* **The request**:
Quote each line of the material verbatim, without the pictures.

* **Recorded data**:
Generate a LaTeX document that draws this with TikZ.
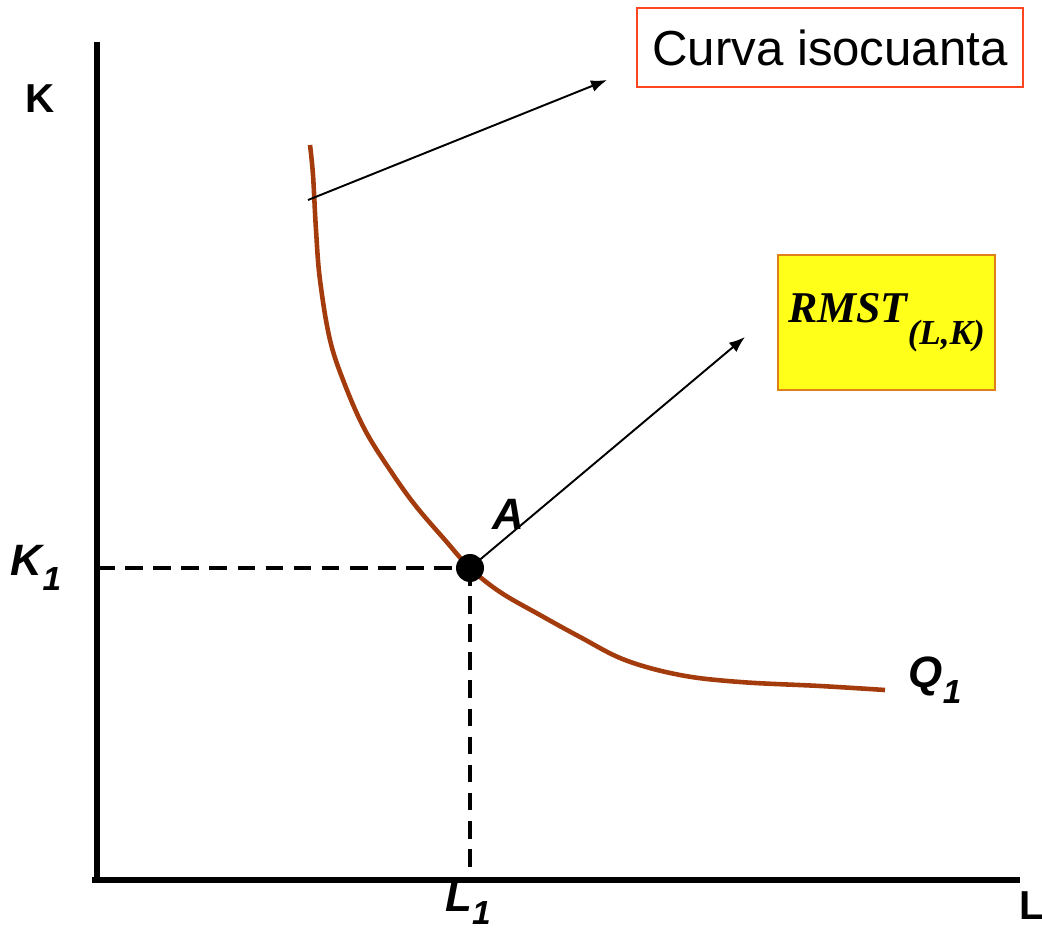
\documentclass[tikz,border=0pt]{standalone}
\usepackage{fontspec}
\setmainfont{Liberation Sans}
\newfontfamily\timesfont{Liberation Serif}
\usetikzlibrary{positioning,arrows.meta,calc}
\usepackage{xcolor}
\definecolor{IsoBrown}{HTML}{A33B0C}
\definecolor{BoxRed}{HTML}{FF4520}
\definecolor{BoxYellow}{HTML}{FFFF1A}
\definecolor{BoxOrange}{HTML}{E0801A}
\tikzset{
  axis/.style={line width=2.9pt, black},
  guide/.style={line width=2.2pt, black, dash pattern=on 10pt off 6pt},
  isocurve/.style={line width=2.6pt, IsoBrown},
  pointer/.style={-{Latex[length=3.2mm,width=2.4mm]}, line width=1.1pt, black},
  tag/.style={font=\fontsize{25}{29}\selectfont\bfseries\itshape, inner sep=0pt},
  axislabel/.style={font=\fontsize{23}{27}\selectfont\bfseries, inner sep=0pt},
  notebox/.style={draw=BoxRed, line width=1pt, fill=white, inner sep=0pt,
                  font=\fontsize{28}{32}\selectfont},
}

\begin{document}
\begin{tikzpicture}[x=0.02cm, y=-0.02cm]
  \useasboundingbox (0,0) rectangle (1042,932);
  % axes
  \coordinate (o) at (97,880);
  \coordinate (ktop) at (97,42);
  \coordinate (lend) at (1020,880);
  \draw[axis] (ktop) -- (97,882);
  \draw[axis] (92,880) -- (lend);
  \node[axislabel] (klab) at (40,99) {K};
  \node[axislabel] (llab) at (1032,906) {L};
  % isoquant
  \draw[isocurve] plot[smooth, tension=0.6] coordinates {
    (310,145) (313,175) (316,230) (320,280) (330,340) (345,385) (365,430)
    (390,470) (415,505) (445,540) (470,568) (500,592) (540,615) (580,637)
    (625,660) (680,675) (740,682) (820,686) (885,690)};
  \node[tag] (q) at (935,680) {Q\raisebox{-0.35em}{\fontsize{19}{22}\selectfont 1}};
  % point A and guides
  \coordinate (a) at (470,568);
  \coordinate (k1) at (97,568);
  \coordinate (l1) at (470,880);
  \draw[guide] (k1) -- (a);
  \draw[guide] (a) -- (l1);
  \fill[black] (a) circle (0.28cm);
  \node[tag] (alab) at (508,514) {A};
  \node[tag] (k1lab) at (36,568) {K\raisebox{-0.35em}{\fontsize{19}{22}\selectfont 1}};
  \node[tag] (l1lab) at (468,903) {L\raisebox{-0.3em}{\fontsize{19}{22}\selectfont 1}};
  % labels with pointers
  \node[notebox, minimum width=7.72cm, minimum height=1.58cm] (iso) at (830,47.5) {Curva isocuanta};
  \node[draw=BoxOrange, line width=1.2pt, fill=BoxYellow, minimum width=4.34cm, minimum height=2.7cm,
        inner sep=0pt, font=\timesfont\bfseries\itshape\fontsize{25}{29}\selectfont] (rmst) at (886.5,322.5)
        {RMST\raisebox{-0.5em}{\fontsize{20}{24}\selectfont(L,K)}};
  \coordinate (p1) at (308,200);
  \coordinate (p1end) at (607,80);
  \coordinate (p2end) at (745,337);
  \draw[pointer] (p1) -- (p1end);
  \draw[pointer] (a) -- (p2end);
\end{tikzpicture}
\end{document}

* **Output for this task**:
Generate a LaTeX document that draws this with TikZ.
\documentclass[tikz,border=0pt]{standalone}
\usepackage{fontspec}
\setmainfont{Liberation Sans}
\newfontfamily\timesfont{Liberation Serif}
\usetikzlibrary{positioning,arrows.meta,calc}
\usepackage{xcolor}
\definecolor{IsoBrown}{HTML}{A33B0C}
\definecolor{BoxRed}{HTML}{FF4520}
\definecolor{BoxYellow}{HTML}{FFFF1A}
\definecolor{BoxOrange}{HTML}{E0801A}
\tikzset{
  axis/.style={line width=2.9pt, black},
  guide/.style={line width=2.2pt, black, dash pattern=on 10pt off 6pt},
  isocurve/.style={line width=2.6pt, IsoBrown},
  pointer/.style={-{Latex[length=3.2mm,width=2.4mm]}, line width=1.1pt, black},
  tag/.style={font=\fontsize{25}{29}\selectfont\bfseries\itshape, inner sep=0pt},
  axislabel/.style={font=\fontsize{23}{27}\selectfont\bfseries, inner sep=0pt},
  notebox/.style={draw=BoxRed, line width=1pt, fill=white, inner sep=0pt,
                  font=\fontsize{28}{32}\selectfont},
}

\begin{document}
\begin{tikzpicture}[x=0.02cm, y=-0.02cm]
  \useasboundingbox (0,0) rectangle (1042,932);
  % axes
  \coordinate (o) at (97,880);
  \coordinate (ktop) at (97,42);
  \coordinate (lend) at (1020,880);
  \draw[axis] (ktop) -- (97,882);
  \draw[axis] (92,880) -- (lend);
  \node[axislabel] (klab) at (40,99) {K};
  \node[axislabel] (llab) at (1032,906) {L};
  % isoquant
  \draw[isocurve] plot[smooth, tension=0.6] coordinates {
    (310,145) (313,175) (316,230) (320,280) (330,340) (345,385) (365,430)
    (390,470) (415,505) (445,540) (470,568) (500,592) (540,615) (580,637)
    (625,660) (680,675) (740,682) (820,686) (885,690)};
  \node[tag] (q) at (935,680) {Q\raisebox{-0.35em}{\fontsize{19}{22}\selectfont 1}};
  % point A and guides
  \coordinate (a) at (470,568);
  \coordinate (k1) at (97,568);
  \coordinate (l1) at (470,880);
  \draw[guide] (k1) -- (a);
  \draw[guide] (a) -- (l1);
  \fill[black] (a) circle (0.28cm);
  \node[tag] (alab) at (508,514) {A};
  \node[tag] (k1lab) at (36,568) {K\raisebox{-0.35em}{\fontsize{19}{22}\selectfont 1}};
  \node[tag] (l1lab) at (468,903) {L\raisebox{-0.3em}{\fontsize{19}{22}\selectfont 1}};
  % labels with pointers
  \node[notebox, minimum width=7.72cm, minimum height=1.58cm] (iso) at (830,47.5) {Curva isocuanta};
  \node[draw=BoxOrange, line width=1.2pt, fill=BoxYellow, minimum width=4.34cm, minimum height=2.7cm,
        inner sep=0pt, font=\timesfont\bfseries\itshape\fontsize{25}{29}\selectfont] (rmst) at (886.5,322.5)
        {RMST\raisebox{-0.5em}{\fontsize{20}{24}\selectfont(L,K)}};
  \coordinate (p1) at (308,200);
  \coordinate (p1end) at (607,80);
  \coordinate (p2end) at (745,337);
  \draw[pointer] (p1) -- (p1end);
  \draw[pointer] (a) -- (p2end);
\end{tikzpicture}
\end{document}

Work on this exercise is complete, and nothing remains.